WHAT YOU ARE ASKED TO DO: Return every line below as is, leaving out the pictures.

COLLECTED DATA:

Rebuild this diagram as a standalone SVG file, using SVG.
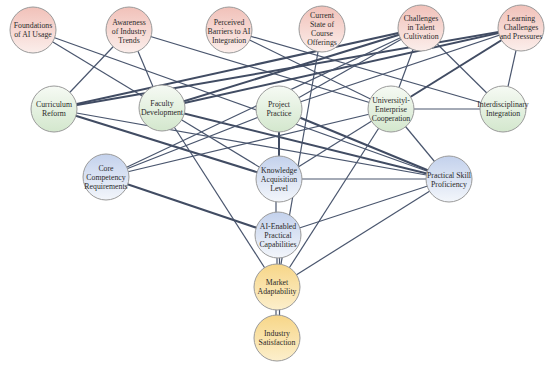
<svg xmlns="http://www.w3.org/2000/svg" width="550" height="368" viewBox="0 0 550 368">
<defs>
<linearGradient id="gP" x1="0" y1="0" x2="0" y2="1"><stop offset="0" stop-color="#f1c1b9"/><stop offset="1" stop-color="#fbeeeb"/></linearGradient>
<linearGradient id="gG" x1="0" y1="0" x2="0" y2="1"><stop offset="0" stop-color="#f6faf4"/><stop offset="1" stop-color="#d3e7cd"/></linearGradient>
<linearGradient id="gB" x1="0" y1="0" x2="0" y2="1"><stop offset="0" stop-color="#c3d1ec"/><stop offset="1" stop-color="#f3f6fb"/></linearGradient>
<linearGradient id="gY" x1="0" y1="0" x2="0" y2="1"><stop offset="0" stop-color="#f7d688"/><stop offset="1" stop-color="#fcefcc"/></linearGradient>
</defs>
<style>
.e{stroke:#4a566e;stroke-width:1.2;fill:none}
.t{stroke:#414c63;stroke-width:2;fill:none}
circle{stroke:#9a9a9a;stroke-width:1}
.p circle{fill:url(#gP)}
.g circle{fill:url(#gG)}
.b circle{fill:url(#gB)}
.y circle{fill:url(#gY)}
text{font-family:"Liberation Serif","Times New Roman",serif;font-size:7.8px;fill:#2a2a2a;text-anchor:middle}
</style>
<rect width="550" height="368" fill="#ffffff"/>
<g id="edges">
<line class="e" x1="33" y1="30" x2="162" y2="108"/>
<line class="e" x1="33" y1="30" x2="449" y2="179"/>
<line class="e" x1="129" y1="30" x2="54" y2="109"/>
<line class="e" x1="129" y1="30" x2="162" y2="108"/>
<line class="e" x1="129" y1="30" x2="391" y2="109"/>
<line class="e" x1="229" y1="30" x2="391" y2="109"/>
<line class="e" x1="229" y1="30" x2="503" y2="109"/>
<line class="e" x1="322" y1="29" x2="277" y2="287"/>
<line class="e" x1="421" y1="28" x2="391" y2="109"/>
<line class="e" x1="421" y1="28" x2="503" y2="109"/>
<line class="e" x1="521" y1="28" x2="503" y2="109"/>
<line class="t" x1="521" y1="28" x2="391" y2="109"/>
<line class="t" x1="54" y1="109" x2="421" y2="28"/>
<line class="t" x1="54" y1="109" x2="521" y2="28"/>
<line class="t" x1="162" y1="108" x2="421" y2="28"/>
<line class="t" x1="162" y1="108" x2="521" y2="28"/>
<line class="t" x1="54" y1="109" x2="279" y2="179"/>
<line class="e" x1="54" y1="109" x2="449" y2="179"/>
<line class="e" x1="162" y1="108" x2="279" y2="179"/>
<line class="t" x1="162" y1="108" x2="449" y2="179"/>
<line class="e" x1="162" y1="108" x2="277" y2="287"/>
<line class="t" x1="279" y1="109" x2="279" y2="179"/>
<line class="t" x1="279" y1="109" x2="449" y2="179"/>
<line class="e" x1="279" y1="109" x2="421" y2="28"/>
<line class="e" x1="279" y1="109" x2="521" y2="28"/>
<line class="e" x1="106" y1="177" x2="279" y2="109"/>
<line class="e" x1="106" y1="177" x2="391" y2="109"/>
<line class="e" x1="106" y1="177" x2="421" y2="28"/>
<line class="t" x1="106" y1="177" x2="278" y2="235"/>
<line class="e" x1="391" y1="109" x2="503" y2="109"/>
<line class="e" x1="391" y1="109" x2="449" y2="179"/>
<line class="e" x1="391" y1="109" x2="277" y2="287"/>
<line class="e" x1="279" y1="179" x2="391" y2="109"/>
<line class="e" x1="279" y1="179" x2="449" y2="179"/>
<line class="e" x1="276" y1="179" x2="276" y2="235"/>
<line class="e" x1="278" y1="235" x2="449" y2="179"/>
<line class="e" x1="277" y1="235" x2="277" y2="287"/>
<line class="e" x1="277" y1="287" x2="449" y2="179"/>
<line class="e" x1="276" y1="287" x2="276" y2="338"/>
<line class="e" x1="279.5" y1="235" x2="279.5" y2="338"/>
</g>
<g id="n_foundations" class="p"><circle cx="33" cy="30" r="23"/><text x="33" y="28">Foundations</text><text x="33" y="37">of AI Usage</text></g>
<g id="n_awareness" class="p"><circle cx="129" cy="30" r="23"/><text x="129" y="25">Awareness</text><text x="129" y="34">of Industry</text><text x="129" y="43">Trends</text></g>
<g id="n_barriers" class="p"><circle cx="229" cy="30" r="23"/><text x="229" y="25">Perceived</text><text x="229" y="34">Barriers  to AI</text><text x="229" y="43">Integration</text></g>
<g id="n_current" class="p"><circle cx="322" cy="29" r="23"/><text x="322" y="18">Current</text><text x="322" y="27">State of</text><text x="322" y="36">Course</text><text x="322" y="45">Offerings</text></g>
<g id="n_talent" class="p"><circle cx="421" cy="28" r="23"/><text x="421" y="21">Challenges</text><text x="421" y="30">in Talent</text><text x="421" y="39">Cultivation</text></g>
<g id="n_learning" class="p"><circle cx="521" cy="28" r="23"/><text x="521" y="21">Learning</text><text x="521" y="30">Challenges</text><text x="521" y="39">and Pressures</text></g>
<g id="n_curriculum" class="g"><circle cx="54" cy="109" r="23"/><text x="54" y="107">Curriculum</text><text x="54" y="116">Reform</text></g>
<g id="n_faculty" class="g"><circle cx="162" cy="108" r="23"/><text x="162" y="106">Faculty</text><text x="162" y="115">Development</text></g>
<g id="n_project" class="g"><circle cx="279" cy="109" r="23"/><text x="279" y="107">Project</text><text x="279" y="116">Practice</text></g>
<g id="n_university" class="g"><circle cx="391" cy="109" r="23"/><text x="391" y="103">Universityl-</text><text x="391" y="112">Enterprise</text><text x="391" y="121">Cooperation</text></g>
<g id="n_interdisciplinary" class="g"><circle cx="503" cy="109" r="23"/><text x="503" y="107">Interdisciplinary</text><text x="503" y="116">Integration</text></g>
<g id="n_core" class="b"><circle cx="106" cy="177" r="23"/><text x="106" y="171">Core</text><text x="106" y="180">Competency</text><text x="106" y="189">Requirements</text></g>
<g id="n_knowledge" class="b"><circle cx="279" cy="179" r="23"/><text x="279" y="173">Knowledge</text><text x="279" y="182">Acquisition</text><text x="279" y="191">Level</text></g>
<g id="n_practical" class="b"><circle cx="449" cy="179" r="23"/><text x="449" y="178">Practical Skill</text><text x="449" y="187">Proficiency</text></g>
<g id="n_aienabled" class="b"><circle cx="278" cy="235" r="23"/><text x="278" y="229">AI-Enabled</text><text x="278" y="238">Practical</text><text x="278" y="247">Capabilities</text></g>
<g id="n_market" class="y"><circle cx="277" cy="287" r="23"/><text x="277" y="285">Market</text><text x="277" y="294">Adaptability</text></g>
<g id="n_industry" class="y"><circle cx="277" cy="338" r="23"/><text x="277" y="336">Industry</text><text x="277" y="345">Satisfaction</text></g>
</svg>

ANSWER TO THE EXERCISE:
Rebuild this diagram as a standalone SVG file, using SVG.
<svg xmlns="http://www.w3.org/2000/svg" width="550" height="368" viewBox="0 0 550 368">
<defs>
<linearGradient id="gP" x1="0" y1="0" x2="0" y2="1"><stop offset="0" stop-color="#f1c1b9"/><stop offset="1" stop-color="#fbeeeb"/></linearGradient>
<linearGradient id="gG" x1="0" y1="0" x2="0" y2="1"><stop offset="0" stop-color="#f6faf4"/><stop offset="1" stop-color="#d3e7cd"/></linearGradient>
<linearGradient id="gB" x1="0" y1="0" x2="0" y2="1"><stop offset="0" stop-color="#c3d1ec"/><stop offset="1" stop-color="#f3f6fb"/></linearGradient>
<linearGradient id="gY" x1="0" y1="0" x2="0" y2="1"><stop offset="0" stop-color="#f7d688"/><stop offset="1" stop-color="#fcefcc"/></linearGradient>
</defs>
<style>
.e{stroke:#4a566e;stroke-width:1.2;fill:none}
.t{stroke:#414c63;stroke-width:2;fill:none}
circle{stroke:#9a9a9a;stroke-width:1}
.p circle{fill:url(#gP)}
.g circle{fill:url(#gG)}
.b circle{fill:url(#gB)}
.y circle{fill:url(#gY)}
text{font-family:"Liberation Serif","Times New Roman",serif;font-size:7.8px;fill:#2a2a2a;text-anchor:middle}
</style>
<rect width="550" height="368" fill="#ffffff"/>
<g id="edges">
<line class="e" x1="33" y1="30" x2="162" y2="108"/>
<line class="e" x1="33" y1="30" x2="449" y2="179"/>
<line class="e" x1="129" y1="30" x2="54" y2="109"/>
<line class="e" x1="129" y1="30" x2="162" y2="108"/>
<line class="e" x1="129" y1="30" x2="391" y2="109"/>
<line class="e" x1="229" y1="30" x2="391" y2="109"/>
<line class="e" x1="229" y1="30" x2="503" y2="109"/>
<line class="e" x1="322" y1="29" x2="277" y2="287"/>
<line class="e" x1="421" y1="28" x2="391" y2="109"/>
<line class="e" x1="421" y1="28" x2="503" y2="109"/>
<line class="e" x1="521" y1="28" x2="503" y2="109"/>
<line class="t" x1="521" y1="28" x2="391" y2="109"/>
<line class="t" x1="54" y1="109" x2="421" y2="28"/>
<line class="t" x1="54" y1="109" x2="521" y2="28"/>
<line class="t" x1="162" y1="108" x2="421" y2="28"/>
<line class="t" x1="162" y1="108" x2="521" y2="28"/>
<line class="t" x1="54" y1="109" x2="279" y2="179"/>
<line class="e" x1="54" y1="109" x2="449" y2="179"/>
<line class="e" x1="162" y1="108" x2="279" y2="179"/>
<line class="t" x1="162" y1="108" x2="449" y2="179"/>
<line class="e" x1="162" y1="108" x2="277" y2="287"/>
<line class="t" x1="279" y1="109" x2="279" y2="179"/>
<line class="t" x1="279" y1="109" x2="449" y2="179"/>
<line class="e" x1="279" y1="109" x2="421" y2="28"/>
<line class="e" x1="279" y1="109" x2="521" y2="28"/>
<line class="e" x1="106" y1="177" x2="279" y2="109"/>
<line class="e" x1="106" y1="177" x2="391" y2="109"/>
<line class="e" x1="106" y1="177" x2="421" y2="28"/>
<line class="t" x1="106" y1="177" x2="278" y2="235"/>
<line class="e" x1="391" y1="109" x2="503" y2="109"/>
<line class="e" x1="391" y1="109" x2="449" y2="179"/>
<line class="e" x1="391" y1="109" x2="277" y2="287"/>
<line class="e" x1="279" y1="179" x2="391" y2="109"/>
<line class="e" x1="279" y1="179" x2="449" y2="179"/>
<line class="e" x1="276" y1="179" x2="276" y2="235"/>
<line class="e" x1="278" y1="235" x2="449" y2="179"/>
<line class="e" x1="277" y1="235" x2="277" y2="287"/>
<line class="e" x1="277" y1="287" x2="449" y2="179"/>
<line class="e" x1="276" y1="287" x2="276" y2="338"/>
<line class="e" x1="279.5" y1="235" x2="279.5" y2="338"/>
</g>
<g id="n_foundations" class="p"><circle cx="33" cy="30" r="23"/><text x="33" y="28">Foundations</text><text x="33" y="37">of AI Usage</text></g>
<g id="n_awareness" class="p"><circle cx="129" cy="30" r="23"/><text x="129" y="25">Awareness</text><text x="129" y="34">of Industry</text><text x="129" y="43">Trends</text></g>
<g id="n_barriers" class="p"><circle cx="229" cy="30" r="23"/><text x="229" y="25">Perceived</text><text x="229" y="34">Barriers  to AI</text><text x="229" y="43">Integration</text></g>
<g id="n_current" class="p"><circle cx="322" cy="29" r="23"/><text x="322" y="18">Current</text><text x="322" y="27">State of</text><text x="322" y="36">Course</text><text x="322" y="45">Offerings</text></g>
<g id="n_talent" class="p"><circle cx="421" cy="28" r="23"/><text x="421" y="21">Challenges</text><text x="421" y="30">in Talent</text><text x="421" y="39">Cultivation</text></g>
<g id="n_learning" class="p"><circle cx="521" cy="28" r="23"/><text x="521" y="21">Learning</text><text x="521" y="30">Challenges</text><text x="521" y="39">and Pressures</text></g>
<g id="n_curriculum" class="g"><circle cx="54" cy="109" r="23"/><text x="54" y="107">Curriculum</text><text x="54" y="116">Reform</text></g>
<g id="n_faculty" class="g"><circle cx="162" cy="108" r="23"/><text x="162" y="106">Faculty</text><text x="162" y="115">Development</text></g>
<g id="n_project" class="g"><circle cx="279" cy="109" r="23"/><text x="279" y="107">Project</text><text x="279" y="116">Practice</text></g>
<g id="n_university" class="g"><circle cx="391" cy="109" r="23"/><text x="391" y="103">Universityl-</text><text x="391" y="112">Enterprise</text><text x="391" y="121">Cooperation</text></g>
<g id="n_interdisciplinary" class="g"><circle cx="503" cy="109" r="23"/><text x="503" y="107">Interdisciplinary</text><text x="503" y="116">Integration</text></g>
<g id="n_core" class="b"><circle cx="106" cy="177" r="23"/><text x="106" y="171">Core</text><text x="106" y="180">Competency</text><text x="106" y="189">Requirements</text></g>
<g id="n_knowledge" class="b"><circle cx="279" cy="179" r="23"/><text x="279" y="173">Knowledge</text><text x="279" y="182">Acquisition</text><text x="279" y="191">Level</text></g>
<g id="n_practical" class="b"><circle cx="449" cy="179" r="23"/><text x="449" y="178">Practical Skill</text><text x="449" y="187">Proficiency</text></g>
<g id="n_aienabled" class="b"><circle cx="278" cy="235" r="23"/><text x="278" y="229">AI-Enabled</text><text x="278" y="238">Practical</text><text x="278" y="247">Capabilities</text></g>
<g id="n_market" class="y"><circle cx="277" cy="287" r="23"/><text x="277" y="285">Market</text><text x="277" y="294">Adaptability</text></g>
<g id="n_industry" class="y"><circle cx="277" cy="338" r="23"/><text x="277" y="336">Industry</text><text x="277" y="345">Satisfaction</text></g>
</svg>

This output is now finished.